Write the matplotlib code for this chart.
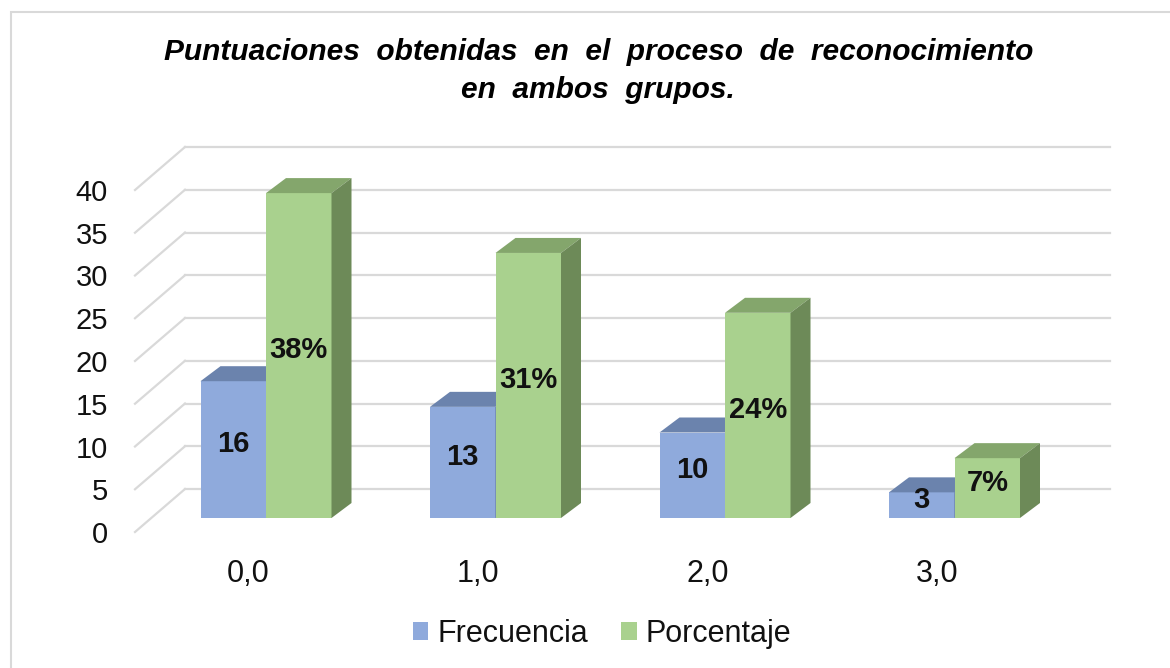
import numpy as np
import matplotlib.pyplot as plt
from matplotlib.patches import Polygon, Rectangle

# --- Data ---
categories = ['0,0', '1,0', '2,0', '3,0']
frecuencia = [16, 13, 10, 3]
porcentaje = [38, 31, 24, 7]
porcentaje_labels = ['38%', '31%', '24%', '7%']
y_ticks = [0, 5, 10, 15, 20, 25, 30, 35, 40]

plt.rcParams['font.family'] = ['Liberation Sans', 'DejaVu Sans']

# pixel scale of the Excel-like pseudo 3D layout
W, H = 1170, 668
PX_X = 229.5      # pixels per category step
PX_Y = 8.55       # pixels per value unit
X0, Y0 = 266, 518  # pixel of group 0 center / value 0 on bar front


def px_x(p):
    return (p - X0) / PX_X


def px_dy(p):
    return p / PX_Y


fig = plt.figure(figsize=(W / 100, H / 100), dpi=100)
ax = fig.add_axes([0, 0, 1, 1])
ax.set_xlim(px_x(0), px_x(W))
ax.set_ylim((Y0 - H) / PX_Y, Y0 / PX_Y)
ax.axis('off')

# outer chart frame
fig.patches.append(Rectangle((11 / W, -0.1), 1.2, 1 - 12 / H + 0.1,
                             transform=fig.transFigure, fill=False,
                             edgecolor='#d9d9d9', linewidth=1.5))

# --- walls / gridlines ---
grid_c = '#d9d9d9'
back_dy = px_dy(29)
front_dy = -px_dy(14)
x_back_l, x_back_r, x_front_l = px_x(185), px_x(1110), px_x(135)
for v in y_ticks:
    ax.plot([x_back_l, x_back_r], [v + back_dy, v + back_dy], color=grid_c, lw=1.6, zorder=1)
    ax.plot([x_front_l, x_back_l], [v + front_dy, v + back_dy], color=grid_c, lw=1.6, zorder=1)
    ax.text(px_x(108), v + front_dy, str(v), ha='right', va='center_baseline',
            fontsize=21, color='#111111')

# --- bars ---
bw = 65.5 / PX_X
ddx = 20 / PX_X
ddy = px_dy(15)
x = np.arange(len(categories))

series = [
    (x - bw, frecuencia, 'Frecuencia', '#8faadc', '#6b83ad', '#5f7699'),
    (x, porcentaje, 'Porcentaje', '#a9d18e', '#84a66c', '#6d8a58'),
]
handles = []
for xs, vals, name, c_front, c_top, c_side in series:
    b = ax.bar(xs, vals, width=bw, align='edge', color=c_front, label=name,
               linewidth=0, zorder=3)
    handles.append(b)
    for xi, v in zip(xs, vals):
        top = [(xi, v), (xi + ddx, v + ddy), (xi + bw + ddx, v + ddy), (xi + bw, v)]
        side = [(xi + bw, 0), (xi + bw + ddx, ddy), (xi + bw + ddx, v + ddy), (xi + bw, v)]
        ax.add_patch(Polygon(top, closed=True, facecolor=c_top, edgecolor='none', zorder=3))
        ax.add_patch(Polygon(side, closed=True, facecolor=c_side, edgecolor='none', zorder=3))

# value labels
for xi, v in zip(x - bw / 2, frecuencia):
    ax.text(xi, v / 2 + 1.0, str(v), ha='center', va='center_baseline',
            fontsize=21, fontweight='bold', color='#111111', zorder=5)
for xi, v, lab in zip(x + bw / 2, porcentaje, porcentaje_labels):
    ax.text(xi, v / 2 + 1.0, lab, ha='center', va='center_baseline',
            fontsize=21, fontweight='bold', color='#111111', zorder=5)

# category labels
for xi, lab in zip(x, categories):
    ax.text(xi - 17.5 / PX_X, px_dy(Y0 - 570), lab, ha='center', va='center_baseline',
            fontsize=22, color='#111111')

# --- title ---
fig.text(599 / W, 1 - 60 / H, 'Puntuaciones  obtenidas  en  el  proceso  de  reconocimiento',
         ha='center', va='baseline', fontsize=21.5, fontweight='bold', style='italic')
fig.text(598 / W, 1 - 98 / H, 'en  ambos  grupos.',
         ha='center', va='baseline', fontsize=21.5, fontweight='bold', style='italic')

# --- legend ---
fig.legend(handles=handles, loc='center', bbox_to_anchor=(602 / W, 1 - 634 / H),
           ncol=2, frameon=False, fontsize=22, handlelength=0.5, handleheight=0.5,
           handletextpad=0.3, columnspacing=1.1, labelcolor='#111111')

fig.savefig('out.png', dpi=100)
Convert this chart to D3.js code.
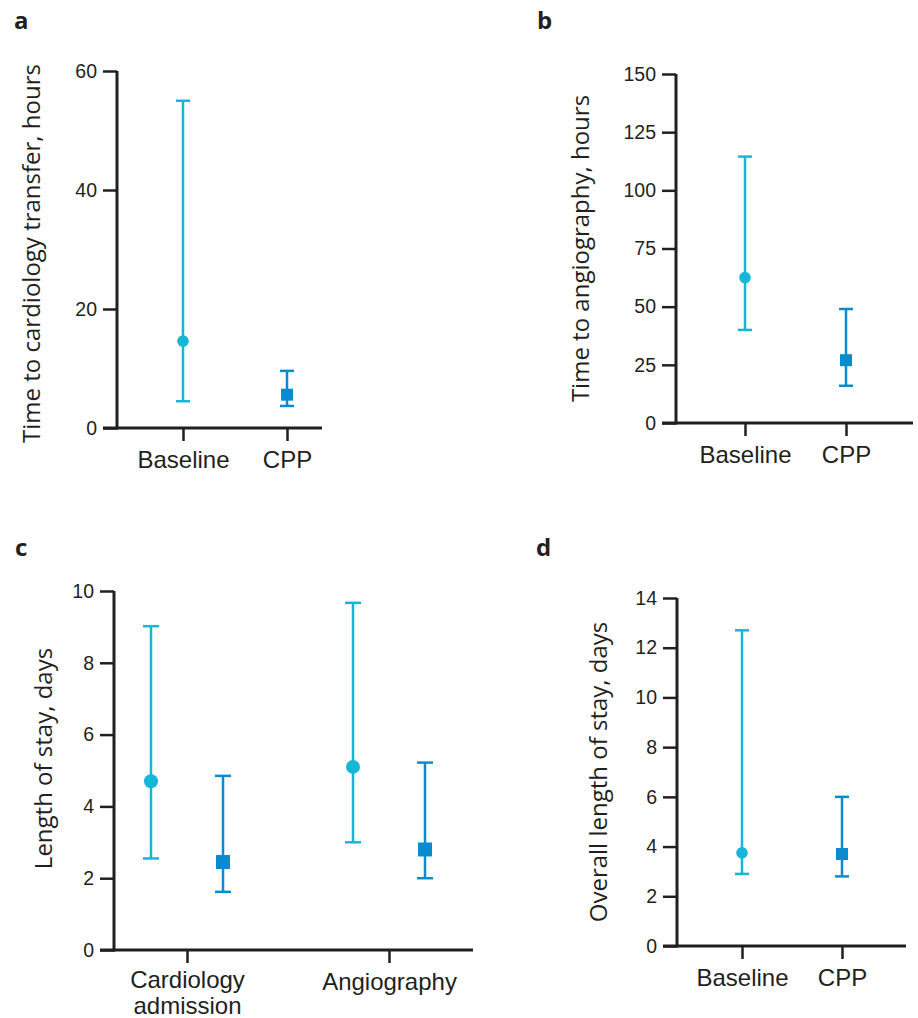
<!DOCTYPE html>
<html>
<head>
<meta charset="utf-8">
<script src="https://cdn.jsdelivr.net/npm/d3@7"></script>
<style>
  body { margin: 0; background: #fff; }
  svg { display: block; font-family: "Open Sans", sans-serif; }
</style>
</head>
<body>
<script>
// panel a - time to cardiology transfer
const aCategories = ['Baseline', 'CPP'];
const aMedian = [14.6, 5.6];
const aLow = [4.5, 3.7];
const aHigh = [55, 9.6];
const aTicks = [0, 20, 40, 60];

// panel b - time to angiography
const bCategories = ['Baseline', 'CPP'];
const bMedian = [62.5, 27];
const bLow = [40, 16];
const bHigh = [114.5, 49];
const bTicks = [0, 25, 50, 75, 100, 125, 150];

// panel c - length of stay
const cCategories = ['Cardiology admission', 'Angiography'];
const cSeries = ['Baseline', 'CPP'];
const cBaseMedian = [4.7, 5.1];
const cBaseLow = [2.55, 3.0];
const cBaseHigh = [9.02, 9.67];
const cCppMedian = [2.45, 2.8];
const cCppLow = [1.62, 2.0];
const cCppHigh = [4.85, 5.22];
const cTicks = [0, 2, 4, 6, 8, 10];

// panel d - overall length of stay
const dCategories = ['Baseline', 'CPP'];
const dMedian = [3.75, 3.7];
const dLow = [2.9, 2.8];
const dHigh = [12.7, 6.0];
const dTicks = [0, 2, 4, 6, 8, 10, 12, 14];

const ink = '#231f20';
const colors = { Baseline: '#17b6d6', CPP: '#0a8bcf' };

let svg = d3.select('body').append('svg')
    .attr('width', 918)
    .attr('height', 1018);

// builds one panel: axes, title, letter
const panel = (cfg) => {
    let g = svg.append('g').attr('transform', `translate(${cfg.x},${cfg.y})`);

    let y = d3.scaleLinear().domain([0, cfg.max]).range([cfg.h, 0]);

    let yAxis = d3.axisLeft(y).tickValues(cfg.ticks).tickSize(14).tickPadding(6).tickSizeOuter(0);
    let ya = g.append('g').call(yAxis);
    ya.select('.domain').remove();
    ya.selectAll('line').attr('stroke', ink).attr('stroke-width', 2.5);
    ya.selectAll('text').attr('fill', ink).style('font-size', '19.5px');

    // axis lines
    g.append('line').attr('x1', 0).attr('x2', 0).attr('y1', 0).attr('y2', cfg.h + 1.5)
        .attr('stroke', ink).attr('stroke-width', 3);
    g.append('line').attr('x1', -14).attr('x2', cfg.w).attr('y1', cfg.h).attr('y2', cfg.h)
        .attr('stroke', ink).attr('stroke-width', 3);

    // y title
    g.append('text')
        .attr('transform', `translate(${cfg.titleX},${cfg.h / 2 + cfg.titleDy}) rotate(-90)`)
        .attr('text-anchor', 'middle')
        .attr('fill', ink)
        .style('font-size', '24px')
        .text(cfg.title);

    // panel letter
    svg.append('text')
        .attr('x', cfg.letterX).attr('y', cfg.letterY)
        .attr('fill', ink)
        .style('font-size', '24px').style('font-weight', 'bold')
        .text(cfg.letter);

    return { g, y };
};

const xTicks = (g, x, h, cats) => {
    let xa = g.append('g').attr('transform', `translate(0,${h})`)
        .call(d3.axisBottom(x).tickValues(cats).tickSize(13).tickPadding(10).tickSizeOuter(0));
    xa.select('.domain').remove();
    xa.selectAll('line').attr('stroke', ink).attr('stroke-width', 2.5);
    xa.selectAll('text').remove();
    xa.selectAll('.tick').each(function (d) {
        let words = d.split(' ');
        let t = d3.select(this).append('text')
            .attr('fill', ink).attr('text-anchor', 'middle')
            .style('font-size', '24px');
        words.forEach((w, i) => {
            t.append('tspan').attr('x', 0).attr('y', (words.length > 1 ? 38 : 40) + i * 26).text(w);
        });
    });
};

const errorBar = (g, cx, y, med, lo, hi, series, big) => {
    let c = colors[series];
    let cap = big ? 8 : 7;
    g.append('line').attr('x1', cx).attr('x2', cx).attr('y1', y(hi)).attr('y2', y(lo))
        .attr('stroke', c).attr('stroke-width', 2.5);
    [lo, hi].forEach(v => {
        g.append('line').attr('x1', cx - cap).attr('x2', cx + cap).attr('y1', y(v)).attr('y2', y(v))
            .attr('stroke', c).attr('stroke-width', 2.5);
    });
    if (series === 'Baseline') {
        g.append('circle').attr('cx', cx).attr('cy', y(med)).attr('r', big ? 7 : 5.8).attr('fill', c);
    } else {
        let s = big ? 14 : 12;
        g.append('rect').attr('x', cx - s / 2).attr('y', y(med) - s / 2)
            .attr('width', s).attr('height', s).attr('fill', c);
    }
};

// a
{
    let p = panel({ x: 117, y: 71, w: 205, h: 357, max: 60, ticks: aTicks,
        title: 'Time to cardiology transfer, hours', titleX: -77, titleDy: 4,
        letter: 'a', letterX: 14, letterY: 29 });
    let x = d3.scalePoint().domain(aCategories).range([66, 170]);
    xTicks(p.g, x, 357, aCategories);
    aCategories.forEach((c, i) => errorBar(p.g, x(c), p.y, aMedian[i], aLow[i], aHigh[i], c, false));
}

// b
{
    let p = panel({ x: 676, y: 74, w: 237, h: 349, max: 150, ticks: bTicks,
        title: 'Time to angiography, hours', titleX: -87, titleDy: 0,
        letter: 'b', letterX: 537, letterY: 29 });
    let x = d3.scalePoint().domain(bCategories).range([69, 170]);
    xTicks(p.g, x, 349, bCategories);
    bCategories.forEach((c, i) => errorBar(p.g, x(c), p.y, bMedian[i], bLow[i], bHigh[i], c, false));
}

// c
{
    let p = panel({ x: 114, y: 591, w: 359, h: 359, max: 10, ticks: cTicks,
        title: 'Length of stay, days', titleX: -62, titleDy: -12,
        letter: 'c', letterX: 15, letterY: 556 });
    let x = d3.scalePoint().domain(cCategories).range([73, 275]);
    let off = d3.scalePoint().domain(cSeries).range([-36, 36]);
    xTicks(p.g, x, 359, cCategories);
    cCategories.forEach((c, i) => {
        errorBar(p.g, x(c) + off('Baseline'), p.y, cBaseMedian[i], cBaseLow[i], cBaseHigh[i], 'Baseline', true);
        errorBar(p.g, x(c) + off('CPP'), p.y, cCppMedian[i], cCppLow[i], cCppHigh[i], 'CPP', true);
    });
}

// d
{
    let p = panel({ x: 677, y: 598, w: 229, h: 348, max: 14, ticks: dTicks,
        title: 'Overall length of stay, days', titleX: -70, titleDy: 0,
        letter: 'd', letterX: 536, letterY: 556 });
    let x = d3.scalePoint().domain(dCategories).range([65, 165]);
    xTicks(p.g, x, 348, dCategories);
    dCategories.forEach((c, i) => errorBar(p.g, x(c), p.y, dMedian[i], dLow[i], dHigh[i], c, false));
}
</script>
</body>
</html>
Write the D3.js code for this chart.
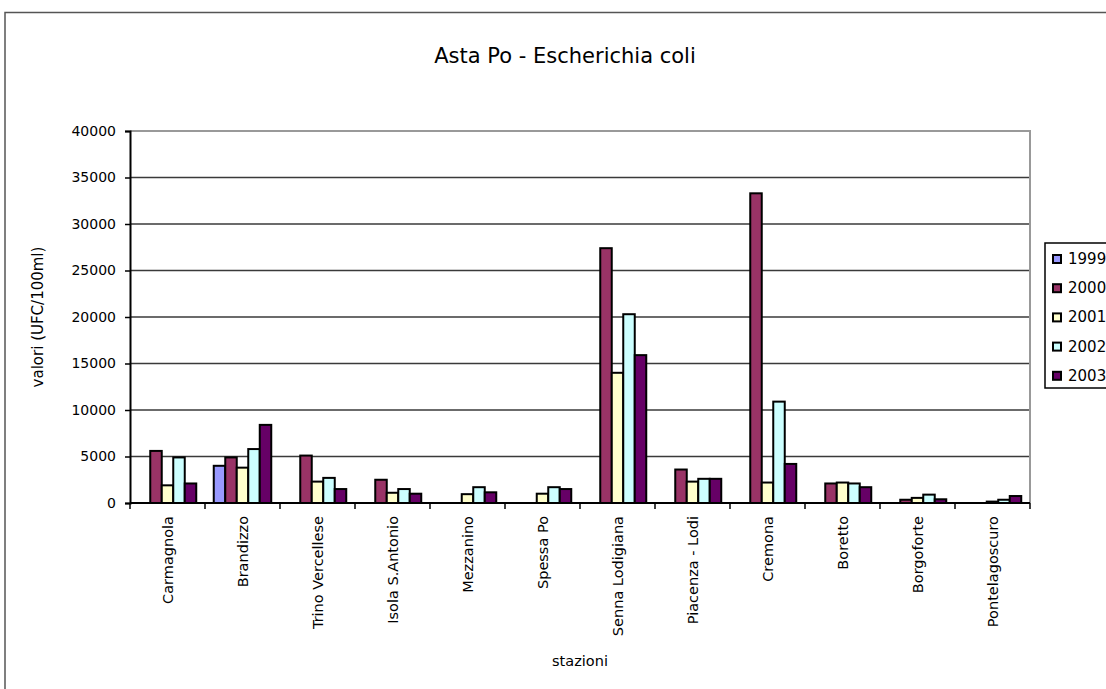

══════════════════════════════

**Task prompt**
Take the material above from its first line through the line holding "y_ticks = [0, 5, 10, 15, 20, 25, 30, 35, 40]" and set it down exactly, without the pictures.

**Final result**
Write the matplotlib code for this chart.
import numpy as np
import matplotlib.pyplot as plt
from matplotlib.patches import Polygon, Rectangle

# --- Data ---
categories = ['0,0', '1,0', '2,0', '3,0']
frecuencia = [16, 13, 10, 3]
porcentaje = [38, 31, 24, 7]
porcentaje_labels = ['38%', '31%', '24%', '7%']
y_ticks = [0, 5, 10, 15, 20, 25, 30, 35, 40]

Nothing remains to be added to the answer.